A Villiers De L’Isle Adam, no le interesa la exploración del más allá como en el cuento de Poe La verdad sobre el caso de M. Valdemar sino la causa de la resurrección del Amor, considerándolo como un lazo tan fuerte que llega a superar y trascender el hecho físico de la muerte. Aunque en el cuento Vera (Cuentos Crueles, 1838, de Villiers De L’Isle Adam) la verdad que se intenta demostrar esté anunciada desde el inicio del cuento: «El Amor es más fuerte que la Muerte» no creo exagerado decir que el Amor y la Muerte están siempre danzando en un abrazo final. Así, lo extraño y lo sorprendente iban a tener, al fin, connotaciones de belleza mortal que le sirviera de fondo a cuentos y poemas del movimiento simbolista. Sin embargo, temas como este, que han servido de abundante fuente al estudio sobre el erotismo en su dimensión pagana y divina, han pasado desapercibidos por culpa de ciertos «literatosos» que han llevado sus lupas al registro de un corpus literario donde la carga romántico-fantástica quede sólo reservada para la paraliteratura.

En el cuento ¿Quién sabe? (L’Inutile Beauté, 1899) de Guy de Maupassant, la locura individual se nos presenta con ciertas características de ambiguedad pues el protagonista, siendo un loco, no se diferencia en nada de la denominada gente normal aunque «hubiese sido un solitario, un soñador, una especie de filósofo aislado, benévolo…» Sin embargo, lo importante de este cuento no radica solamente en la patológica relación que existe entre el personaje y los objetos que lo rodean sino en la terrible escisión que sufre el hombre en su relación con el mundo exterior y los otro seres humanos. La crítica a la sociedad burguesa, complaciente y enfermiza, está caracterizada por esa fragmentación del hombre que ha perdido el sentido de la unidad y su capacidad de amar, para vivir enajenado, rodeado de objetos sin valor y abandonado de sí mismo.
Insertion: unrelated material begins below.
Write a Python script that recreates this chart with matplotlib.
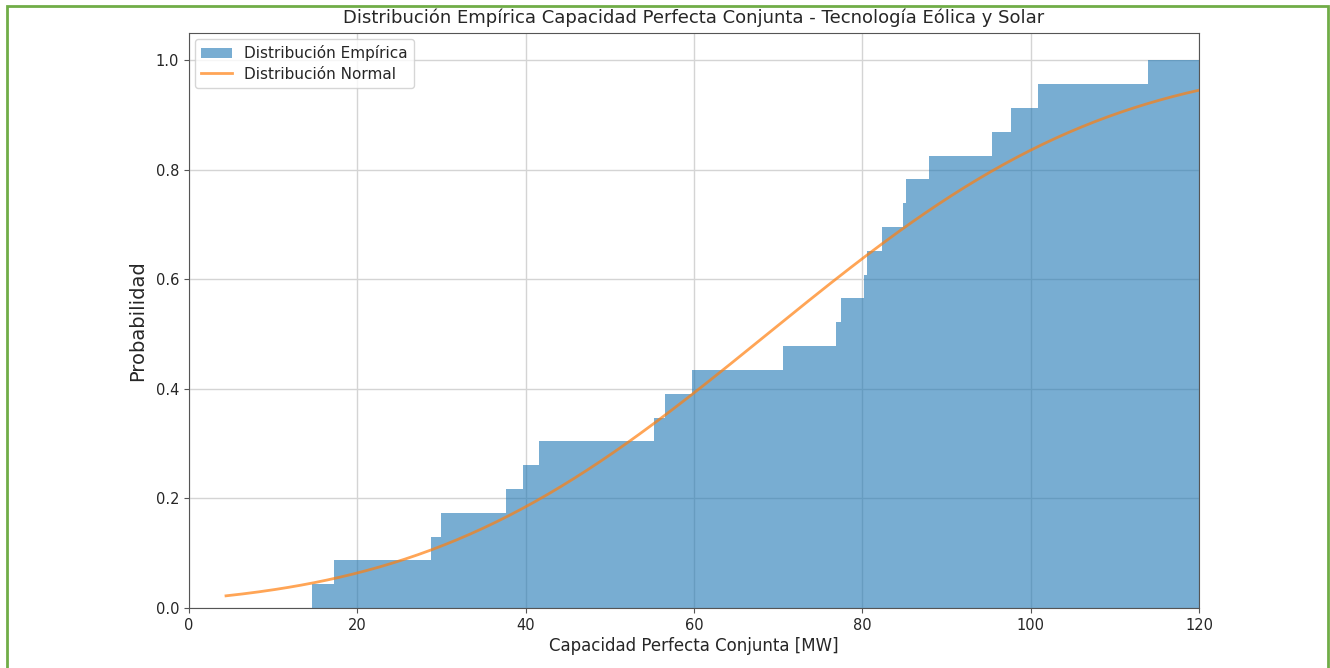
import math
import numpy as np
import matplotlib
matplotlib.use("Agg")
import matplotlib.pyplot as plt
from matplotlib.patches import Rectangle

# Capacidad perfecta conjunta observada [MW] (23 muestras)
capacidad_mw = [14.6, 17.2, 28.8, 30.0, 37.7, 39.7, 41.6, 55.2, 56.6, 59.8,
                70.6, 76.9, 77.5, 80.2, 80.5, 82.3, 84.8, 85.2, 87.9, 95.4,
                97.7, 100.9, 114.0]
capacidad_max = 120.0

# Ajuste normal
media_mw = 68.7
desv_mw = 32.0
x_normal_ini = 4.4

x_ticks = [0, 20, 40, 60, 80, 100, 120]
y_ticks = [0.0, 0.2, 0.4, 0.6, 0.8, 1.0]

texto = "#262626"

fig = plt.figure(figsize=(13.3, 6.68), dpi=100)
ax = fig.add_axes([0.1421, 0.0898, 0.7594, 0.8608])

datos = np.sort(np.array(capacidad_mw))
bordes = np.append(datos, capacidad_max)
ax.hist(datos, bins=bordes, cumulative=True, density=True,
        histtype="stepfilled", color="#1f77b4", alpha=0.6,
        label="Distribución Empírica", zorder=2)

xs = np.linspace(x_normal_ini, capacidad_max, 300)
cdf = [0.5 * (1 + math.erf((v - media_mw) / (desv_mw * math.sqrt(2)))) for v in xs]
ax.plot(xs, cdf, color="#ff7f0e", alpha=0.7, lw=2, label="Distribución Normal",
        zorder=3)

ax.set_xlim(0, 120)
ax.set_ylim(0, 1.05)
ax.set_xticks(x_ticks)
ax.set_yticks(y_ticks)
ax.tick_params(labelsize=10.5, colors=texto)
ax.tick_params(color="#555555")
ax.grid(True, color="#d4d4d4", lw=1, zorder=0)
ax.set_axisbelow(True)
for s in ax.spines.values():
    s.set_color("#555555")

ax.set_title("Distribución Empírica Capacidad Perfecta Conjunta - Tecnología Eólica y Solar",
             fontsize=13, pad=7, color=texto)
ax.set_xlabel("Capacidad Perfecta Conjunta [MW]", fontsize=12, color=texto, labelpad=3)
ax.set_ylabel("Probabilidad", fontsize=14, color=texto, labelpad=6)
leg = ax.legend(loc="upper left", fontsize=11, borderaxespad=0.4, labelspacing=0.35)
for t in leg.get_texts():
    t.set_color(texto)

# Marco verde del recuadro
fig.patches.append(Rectangle((7 / 1330, -0.05), 1321 / 1330, 1.05 - 6 / 668,
                             transform=fig.transFigure, fill=False,
                             edgecolor="#70ad47", lw=2))

fig.savefig("out.png", dpi=100)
Reconocido el cuento como género literario y gracias a su aproximación al universo poético, no puedo dejar de recordar la respuesta que le diera Jorge Luis Borges a uno de sus interlocutores en el America’s Society de New York a mitad de los 80’s y frente a un numeroso público. Uno de los asistentes le preguntó por qué él, Borges, el gran escritor argentino, nunca había escrito una novela. Y el poeta le reponde, con una voz absolutamente implacable: «Porque la novela es asunto de editores y a mí sólo me interesa lo que es esencial a la literatura: la poesía y el cuento.» Con esto no pretendo insinuar que la novela ocupa, inmerecidamente, el lugar hegemónico dentro de las predilecciones del público lector sino que, ninguno de los otros géneros narrativos está más enraizado a la condición humana que el cuento, puesto que él es, en sí mismo, la síntesis del arte de contar o de narrar. Espero que mis alumnos y lectores entiendan que, más allá del signo y la metáfora, de las fronteras del sueño y de la realidad, el género cuento se sostiene y pervive con la fuerza e intensidad que le es propia y que sólo, sépase bien, su proximidad a la poética le augura.